Ta baştan beri insanlığın kadim sorunlarından birisidir ‘özgürlük’.
İnsanlığın başının tatlı/püsküllü belasıdır…
Batı Aydınlanmacılığı önce ferdi toplumdan/çevreden/tabiattan ayırarak insanlığın boynuna ‘birey’ madalyonunu taktı.
Boynunda sallanan bu madalyonu (sanki) tılsımlıymış gibi gören birey, kendinden başka herkesten/her şeyden uzaklaştı, yabancılaştı, düşmanlaştı; başarının, mutluluğun ve hazzın peşine düştü.
Ve sonra bütün bu yaptıklarına özgürlüğü illet kıldı.
Bu kez özgürlüğüne taptı, tapıncı arttıkça yalnızlaştı, giderek ontolojik bir yalnızlığın içine düştü.
Oysa biz/insanlık “geceleri namaz”a durduğumuz kadar; yani kendimizle halleşip -özeleştiri değil-; tefekkür, tedebbür, tasavvurda bulunduğumuz, kendimizi önemsediğimiz kadar…
(Tefekkür, tedebbür, tasavvur; üç kelimede genel anlamıyla ‘düşünmek’ anlamındadır. Ancak; tefekkür daha çok geçmişimize dair; neyi tam neyi eksik, neyi iyi neyi kötü, neyi doğru neyi yanlış, neyi güzel neyi çirkin… yaptığımıza dair kendimizi hesaba çekme ameliyesidir. Tedebbür; tefekkür sonucu meydana gelen hasıla üzerinden bir daha eksik, yanlış, kötü, çirkin vs. iş yapmamak için tedbir almaktır ve şimdiye aittir. Tasavvur ise; tefekkür ve tedebbür sonucu ulaştığımız bilgi ve bilinç ile gelecek hakkında çıkarımlarda bulunmaktır.)

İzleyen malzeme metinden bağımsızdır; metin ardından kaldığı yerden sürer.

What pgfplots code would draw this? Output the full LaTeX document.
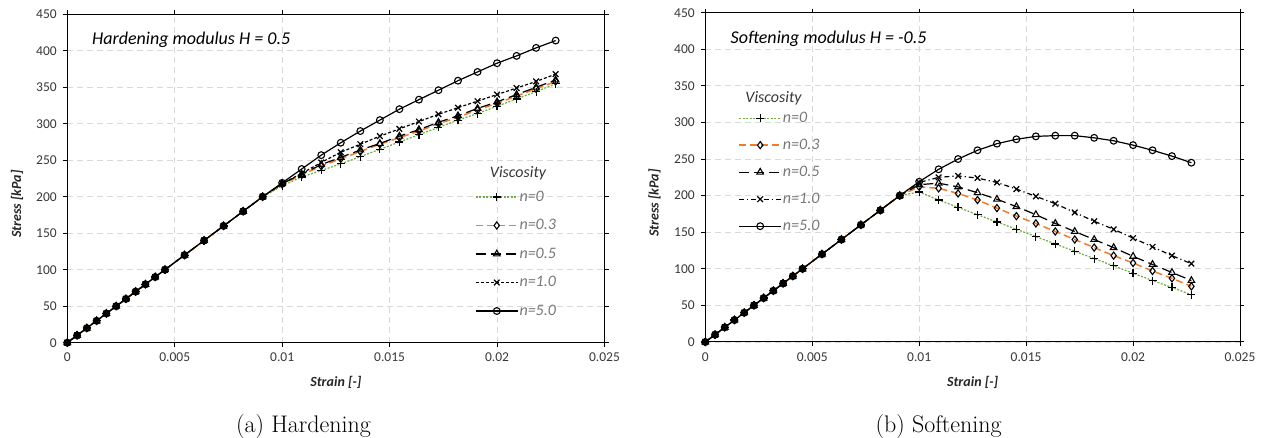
\documentclass[border=0pt]{standalone}
\usepackage{pgfplots}
\pgfplotsset{compat=1.18}
\usepackage{pgfplotstable}
\usepackage{fontspec}
\newfontfamily\carl{Carlito}
\definecolor{xlgreen}{RGB}{112,173,71}
\definecolor{xlorange}{RGB}{237,125,49}
\definecolor{tickgray}{RGB}{55,55,55}
\definecolor{leggray}{RGB}{120,120,120}
\definecolor{gridgray}{RGB}{217,217,217}

\pgfplotstableread{
x h0 h03 h05 h1 h5
0 0 0 0 0 0
0.000455 10 10 10 10 10
0.000909 20 20 20 20 20
0.001364 30 30 30 30 30
0.001818 40 40 40 40 40
0.002273 50 50 50 50 50
0.002727 60 60 60 60 60
0.003182 70 70 70 70 70
0.003636 80 80 80 80 80
0.004091 90 90 90 90 90
0.004545 100 100 100 100 100
0.005455 120 120 120 120 120
0.006364 140 140 140 140 140
0.007273 160 160 160 160 160
0.008182 180 180 180 180 180
0.009091 200 200 200 200 200
0.01 215 217 218 218 219
0.010909 227 230 231 232 238
0.011818 236 242 244 247 257
0.012727 245 252 254 261 274
0.013636 255 262 264 272 290
0.014545 265 272 273 283 305
0.015455 275 281 283 293 320
0.016364 285 290 292 303 333
0.017273 295 300 302 313 346
0.018182 305 309 311 322 359
0.019091 314 319 321 331 371
0.02 324 328 330 340 383
0.020909 334 338 340 349 393
0.021818 344 348 350 358 404
0.022727 355 358 360 368 414
}\hard

\pgfplotstableread{
x s0 s03 s05 s1 s5
0 0 0 0 0 0
0.000455 10 10 10 10 10
0.000909 20 20 20 20 20
0.001364 30 30 30 30 30
0.001818 40 40 40 40 40
0.002273 50 50 50 50 50
0.002727 60 60 60 60 60
0.003182 70 70 70 70 70
0.003636 80 80 80 80 80
0.004091 90 90 90 90 90
0.004545 100 100 100 100 100
0.005455 120 120 120 120 120
0.006364 140 140 140 140 140
0.007273 160 160 160 160 160
0.008182 180 180 180 180 180
0.009091 200 200 200 200 200
0.01 205 212 215 218 219
0.010909 194 210 217 225 236
0.011818 184 203 212 227 250
0.012727 174 194 204 224 262
0.013636 164 183 195 218 271
0.014545 154 172 185 209 277
0.015455 144 162 174 199 281
0.016364 134 151 162 189 282
0.017273 124 140 151 177 282
0.018182 114 129 140 165 279
0.019091 104 118 129 154 275
0.02 94 108 117 142 269
0.020909 84 97 106 130 262
0.021818 74.5 87 95 118 254
0.022727 64.5 76 84 107 245
}\soft

\pgfplotsset{
  myax/.style={
    scale only axis, anchor=south west,
    xmin=0, xmax=0.025, ymin=0, ymax=450,
    scaled x ticks=false, scaled y ticks=false,
    xtick={0,0.005,0.01,0.015,0.02,0.025},
    xticklabels={0,0.005,0.01,0.015,0.02,0.025},
    ytick={0,50,...,450},
    grid=major,
    grid style={gridgray, dash pattern=on 6pt off 4pt, line width=0.9pt},
    axis line style={black, line width=1pt},
    tick style={black, line width=1pt},
    tick align=outside, major tick length=4pt,
    /pgf/number format/assume math mode=true,
    ticklabel style={font=\carl\fontsize{13.5}{15}\selectfont, text=tickgray},
    xticklabel style={yshift=-3pt},
    yticklabel style={xshift=-3pt},
    label style={font=\carl\bfseries\itshape\fontsize{14}{16}\selectfont, text=black!85},
    xlabel={Strain [-]}, ylabel={Stress [kPa]},
    x label style={at={(axis description cs:0.5,-0.122)}, anchor=center},
    legend style={draw=none, fill=none, inner sep=0pt, outer sep=0pt,
      font=\carl\itshape\fontsize{16}{19}\selectfont, text=leggray,
      nodes={inner sep=1pt, text height=11pt, text depth=3pt, anchor=west},
      anchor=north west},
    legend cell align=left,
    legend image code/.code={\draw[mark repeat=2,mark phase=2] plot coordinates {(0pt,0pt)(21pt,0pt)(42pt,0pt)};},
  },
  s0/.style={xlgreen, line width=1.2pt, dash pattern=on 2pt off 1.5pt, mark=+, mark size=4pt, mark options={black, solid, line width=1.2pt}},
  s03/.style={xlorange, line width=1.5pt, dash pattern=on 7pt off 4pt, mark=diamond, mark size=3.6pt, mark options={black, solid, line width=1.1pt}},
  s05/.style={black, line width=1.2pt, dash pattern=on 10pt off 5pt, mark=triangle, mark size=3.8pt, mark options={black, solid, line width=1.1pt}},
  s5/.style={black, line width=1.2pt, solid, mark=o, mark size=3.4pt, mark options={black, solid, line width=1.1pt}},
}

\begin{document}
\begin{tikzpicture}
\useasboundingbox (0,0) rectangle (1270pt,438pt);

% ---------- (a) Hardening ----------
\begin{axis}[myax, at={(67.3pt,95.3pt)}, width=537.2pt, height=328.4pt,
  y label style={at={(axis description cs:-0.0936,0.4223)}, anchor=center},
  legend style={at={(axis description cs:0.759,0.468)}, row sep=12.5pt}]
\addplot[s0] table[x=x,y=h0]{\hard};
\addplot[s03] table[x=x,y=h03]{\hard};
\addplot[s05] table[x=x,y=h05]{\hard};
\addplot[black, line width=1.2pt, dash pattern=on 3pt off 2pt, mark=x, mark size=4pt, mark options={black, solid, line width=1.2pt}] table[x=x,y=h1]{\hard};
\addplot[s5] table[x=x,y=h5]{\hard};
\legend{n=0,n=0.3,n=0.5,n=1.0,n=5.0}
\end{axis}
\node[anchor=base west, inner sep=0pt, font=\carl\itshape\fontsize{18}{21}\selectfont] at (92pt,393pt) {Hardening modulus H = 0.5};
\node[anchor=center, inner sep=0pt, font=\carl\itshape\fontsize{16}{19}\selectfont, text=tickgray] at (518pt,265pt) {Viscosity};

% ---------- (b) Softening ----------
\begin{axis}[myax, at={(705.3pt,96pt)}, width=534.7pt, height=329.3pt,
  y label style={at={(axis description cs:-0.095,0.422)}, anchor=center},
  legend style={at={(axis description cs:0.062,0.704)}, row sep=11pt}]
\addplot[s0] table[x=x,y=s0]{\soft};
\addplot[s03] table[x=x,y=s03]{\soft};
\addplot[s05] table[x=x,y=s05]{\soft};
\addplot[black, line width=1.2pt, dash pattern=on 5pt off 3pt on 1.2pt off 3pt, mark=x, mark size=4pt, mark options={black, solid, line width=1.2pt}] table[x=x,y=s1]{\soft};
\addplot[s5] table[x=x,y=s5]{\soft};
\legend{n=0,n=0.3,n=0.5,n=1.0,n=5.0}
\end{axis}
\node[anchor=base west, inner sep=0pt, font=\carl\itshape\fontsize{18}{21}\selectfont] at (730.5pt,394pt) {Softening modulus H = -0.5};
\node[anchor=center, inner sep=0pt, font=\carl\itshape\fontsize{16}{19}\selectfont, text=tickgray] at (773.5pt,340pt) {Viscosity};

% ---------- captions ----------
\node[anchor=base, inner sep=0pt, font=\fontsize{24}{28}\selectfont] at (303.5pt,5.3pt) {(a) Hardening};
\node[anchor=base, inner sep=0pt, font=\fontsize{24}{28}\selectfont] at (938.6pt,5.3pt) {(b) Softening};
\end{tikzpicture}
\end{document}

“Sabahları ezan” okuyan; yani insanların arasına karışmak isteyen, kendisiyle diğer insanları aynı hizaya yazan, tabiata seslenen ve saygı gösteren ve ‘anlaşmak’ için elini uzatan olmalıyız.
Ancak o zaman “özgür” olabilir ama “yalnız” kalmayız.
Not: Metindeki tırnak(“) içleri üstat Sezai Karakoç’un ‘Hızırla Kırk Saat/14’ isimli şiirinden alınmıştır.